So, I'm continuing to explain some of the jargon I used a few posts ago. I had been assuming that only my fellow writer friends and the occasional relative was reading my blog, but I now know that isn't the case. Several people have popped out of the woodwork to comment either to me or on my blog and it's been rather a surprise for me to learn they are reading it. Anyway, let me go ahead and explain what a critique is.
Critiques are opinions given by fellow writers on what is and isn't working in a story. The slang term for them is "crits", and many professional writers are members of crit groups. Mine is called Critical Mass (yes, I know, very punny) and is probably one of the best ones out there right now because of its longevity (we're going on, what? 9 years) and the success of its members. For example, S.M. Stirling had a solid career when he started, and is now hitting the NYT extended list (means it's a bestseller, but not yet in the top ten) and his last contract was for precisely one and a half craploads of money. Melinda Snodgrass, Ian Tregillis, and Daniel Abraham had all either not sold a novel ever, or in Melinda's case, hadn't since their previous writing career (many people have a few rounds of moving in and out of the business.) All three have sold multiple novels to major publishing houses. I hadn't sold a single thing, ever. I was admitted to this group, which is pros only, under the Clarion exception, meaning I could play because I was a graduate of the Clarion West workshop. I remain their least accomplished regularly attending member, with only a few short story sales and some small press novels. I don't mind being below average in such a group :-).
Anyway, how do crits better people's careers? The obvious answer is that they show people their weaknesses and explain fixes, but there's quite a bit more to it than that. Science fiction and fantasy have some longstanding crit techniques that can be traced back to (to my knowledge) the Milford Workshop, and this same technique is used at the Clarion workshops and most critgroups and forums. It works like this: You write your story or book and turn it in to the group by a deadline. The group members all read and then you meet for critiques or post them on a forum. In a face to face meeting, everyone has a time limit and you go around the circle. People present their crits orally and may also give the writer written notes. Crits can be quite brutal and demoralizing. Once they are presented, the writer may do three things: 1) ask for clarification of points 2) ask for suggested fixes and 3) thank the critiquers. What they may not do is argue with a crit. Readers rule in writing. If the reader didn't get it, you didn't write it, regardless of what you think. You can't call up an editor who rejects your story or your readers and argue with them. What's on the page is all you have, so you have to get it right.

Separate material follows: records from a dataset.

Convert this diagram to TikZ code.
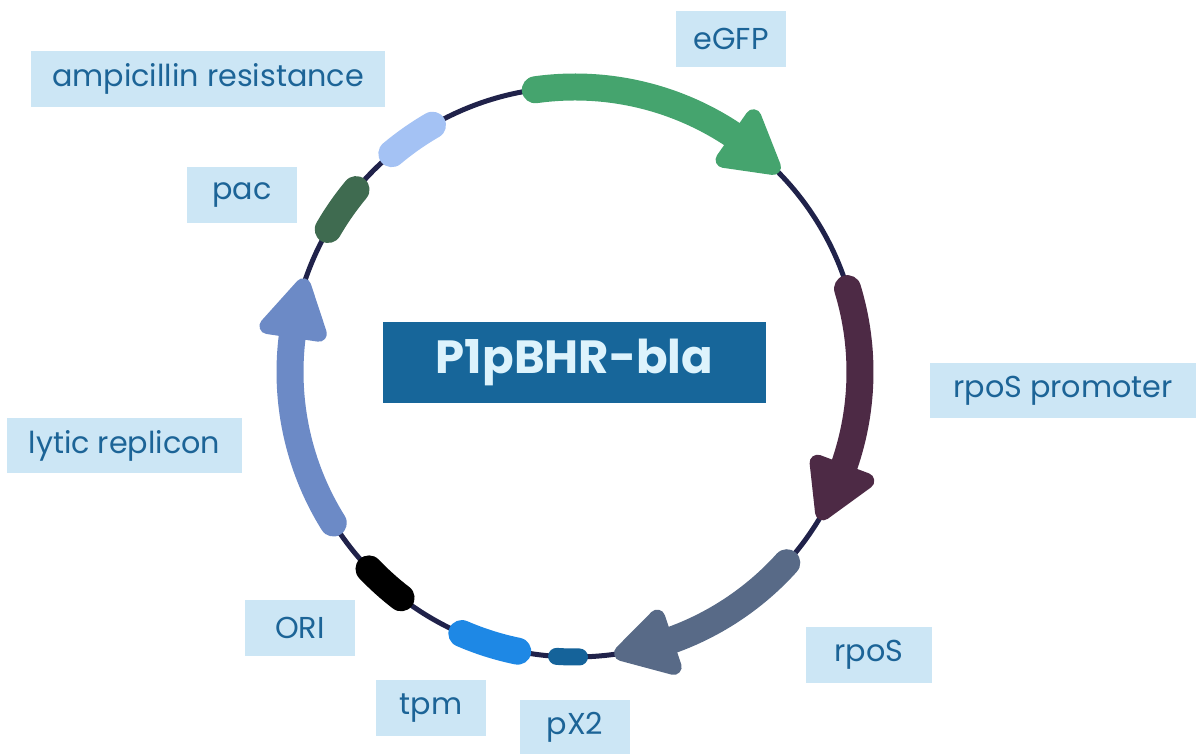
\documentclass[tikz,border=0pt]{standalone}
\usepackage{fontspec}
\setmainfont{Poppins}
\usetikzlibrary{calc}

\definecolor{backbone}{HTML}{20224A}
\definecolor{egfpcol}{HTML}{45A46E}
\definecolor{ampcol}{HTML}{A4C2F4}
\definecolor{paccol}{HTML}{3F6B50}
\definecolor{lyticcol}{HTML}{6C8AC6}
\definecolor{tpmcol}{HTML}{1E88E5}
\definecolor{pxcol}{HTML}{15639A}
\definecolor{rposcol}{HTML}{586A87}
\definecolor{promcol}{HTML}{4D2A45}
\definecolor{lblfill}{HTML}{CCE6F5}
\definecolor{lbltext}{HTML}{1C6497}
\definecolor{titlefill}{HTML}{17669A}
\definecolor{titletext}{HTML}{DDF3FC}

\tikzset{
  lbl/.style={fill=lblfill, text=lbltext, font=\fontsize{17.2}{19}\selectfont,
    minimum width=2.2cm, minimum height=1.12cm, inner sep=0pt},
  titlebox/.style={fill=titlefill, text=titletext, font=\fontsize{26.5}{30}\selectfont\bfseries,
    minimum width=7.66cm, minimum height=1.62cm, inner sep=0pt},
  feat/.style={line width=0.54cm, line cap=round},
  head/.style={line width=0.32cm, line join=round},
}

\begin{document}
\begin{tikzpicture}[x=0.02cm, y=0.02cm]
  \def\r{285}   % plasmid radius
  \def\hw{26}   % half width of arrow heads
  \def\hl{9}    % head length, degrees
  %
  \useasboundingbox (0,0) rectangle (1196,754);
  \coordinate (c) at (575,382);
  \draw[backbone, line width=0.1cm] (c) circle[radius=\r];   % backbone
  %
  % eGFP
  \draw[feat, egfpcol] ($(c)+(98:\r)$) arc[start angle=98, end angle=46+\hl, radius=\r];
  \filldraw[head, egfpcol] ($(c)+(46:\r)$) -- ($(c)+(46+\hl:\r+\hw)$) -- ($(c)+(46+\hl:\r-\hw)$) -- cycle;
  %
  % rpoS promoter
  \draw[feat, promcol] ($(c)+(17:\r)$) arc[start angle=17, end angle=-29.5+\hl, radius=\r];
  \filldraw[head, promcol] ($(c)+(-29.5:\r)$) -- ($(c)+(-29.5+\hl:\r+\hw)$) -- ($(c)+(-29.5+\hl:\r-\hw)$) -- cycle;
  %
  % rpoS
  \draw[feat, rposcol] ($(c)+(-42:\r)$) arc[start angle=-42, end angle=-80.5+\hl, radius=\r];
  \filldraw[head, rposcol] ($(c)+(-80.5:\r)$) -- ($(c)+(-80.5+\hl:\r+\hw)$) -- ($(c)+(-80.5+\hl:\r-\hw)$) -- cycle;
  %
  % lytic replicon
  \draw[feat, lyticcol] ($(c)+(212:\r)$) arc[start angle=212, end angle=162.5+\hl, radius=\r];
  \filldraw[head, lyticcol] ($(c)+(162.5:\r)$) -- ($(c)+(162.5+\hl:\r+\hw)$) -- ($(c)+(162.5+\hl:\r-\hw)$) -- cycle;
  %
  % small blocks
  \draw[feat, ampcol] ($(c)+(130:\r)$) arc[start angle=130, end angle=120, radius=\r];      % ampicillin resistance
  \draw[feat, paccol] ($(c)+(150:\r)$) arc[start angle=150, end angle=140.2, radius=\r];    % pac
  \draw[feat, black] ($(c)+(232.4:\r)$) arc[start angle=232.4, end angle=223.7, radius=\r]; % ORI
  \draw[feat, tpmcol] ($(c)+(258.4:\r)$) arc[start angle=258.4, end angle=246.6, radius=\r]; % tpm
  \draw[feat, pxcol, line width=0.34cm] ($(c)+(270.9:\r)$) arc[start angle=270.9, end angle=266.3, radius=\r]; % pX2
  %
  % labels
  \node[lbl, minimum width=7.08cm] (ampLbl) at (208,675) {ampicillin resistance};
  \node[lbl] (pacLbl) at (242,559) {pac};
  \node[lbl] (egfpLbl) at (731,715) {eGFP};
  \node[lbl, minimum width=4.7cm] (lyticLbl) at (124.5,308.5) {lytic replicon};
  \node[lbl, minimum width=5.32cm] (promLbl) at (1063,363.5) {rpoS promoter};
  \node[lbl, minimum width=2.52cm] (rposLbl) at (869,99) {rpoS};
  \node[lbl] (oriLbl) at (300,126) {ORI};
  \node[lbl] (tpmLbl) at (431,46) {tpm};
  \node[lbl, minimum height=1.08cm] (pxLbl) at (575,27) {pX2};
  %
  \node[titlebox] (plasmid) at (574.5,391.5) {P1pBHR-bla};
\end{tikzpicture}
\end{document}
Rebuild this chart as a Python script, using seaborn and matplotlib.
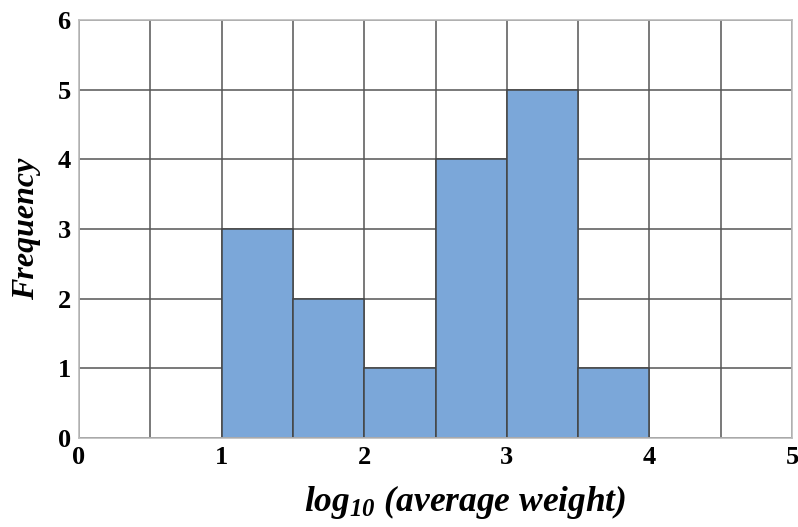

The Clarion Workshops are six weeks of constant writing and critiquing, as is Odyssey. Viable Paradise, Taos Toolbox, Orson Scott Card's Literary Boot Camp and others are shorter, but the same idea. If you aren't sure you want to do one of these, or don't have the time, and there's no regular critgroup in your area, then you ought to go to the Online Writer's Workshop ("OWW") or Critters (also online). Both have produced professional authors and have many adherents who swear by them. If you don't write science fiction or fantasy, well, that's a little harder. This form of critiquing is almost unique to the genre.
I run my science fiction and fantasy through Critical Mass first, and then my insanely loyal friend, Char. CM gives me crits from the writer perspective, and Char from the reader perspective. Others have also done the reader crits, but Char remains constant because a) she's always honest. We used to be roommates and so there's no artificial politeness there. If it made no sense or irritated her, she'll tell me. And b) because she's got some sort of weird literary deprivation syndrome that makes her crave the written word, even if it's my awful, rough draft prose. She reads voraciously, and is usually wanting way more than I can produce. Other members of CM use her as well. My LDS fiction goes straight to Char and my husband. I'm not sure why it works better that way, it just does. If I had to guess, I'd say because the LDS market has its own conventions and rules that are foreign to CM. Other writer friends and I will also swap crits, meaning send each other stories and each crit the other's, when that's convenient. So, Ben Rosenbaum and Samantha Ling critted Time and Eternity, Ling critted the short story I just submitted to an anthology, and I critted hers (written for the same anthology), and that kind of thing is pretty common.
Anyway, that, I hope, explains critting. If you want to write in the genre, consider finding a critgroup. I'll just add one caveat. Critting isn't for everyone and many pros don't do it. If the dampening effect of all that criticism interferes with your ability to get up the energy to write, then it probably isn't for you. Every writer has to find their own way. For me, critting has been essential and I've maintained a lot of the contacts that I have through critting, so I can't imagine launching a career without it.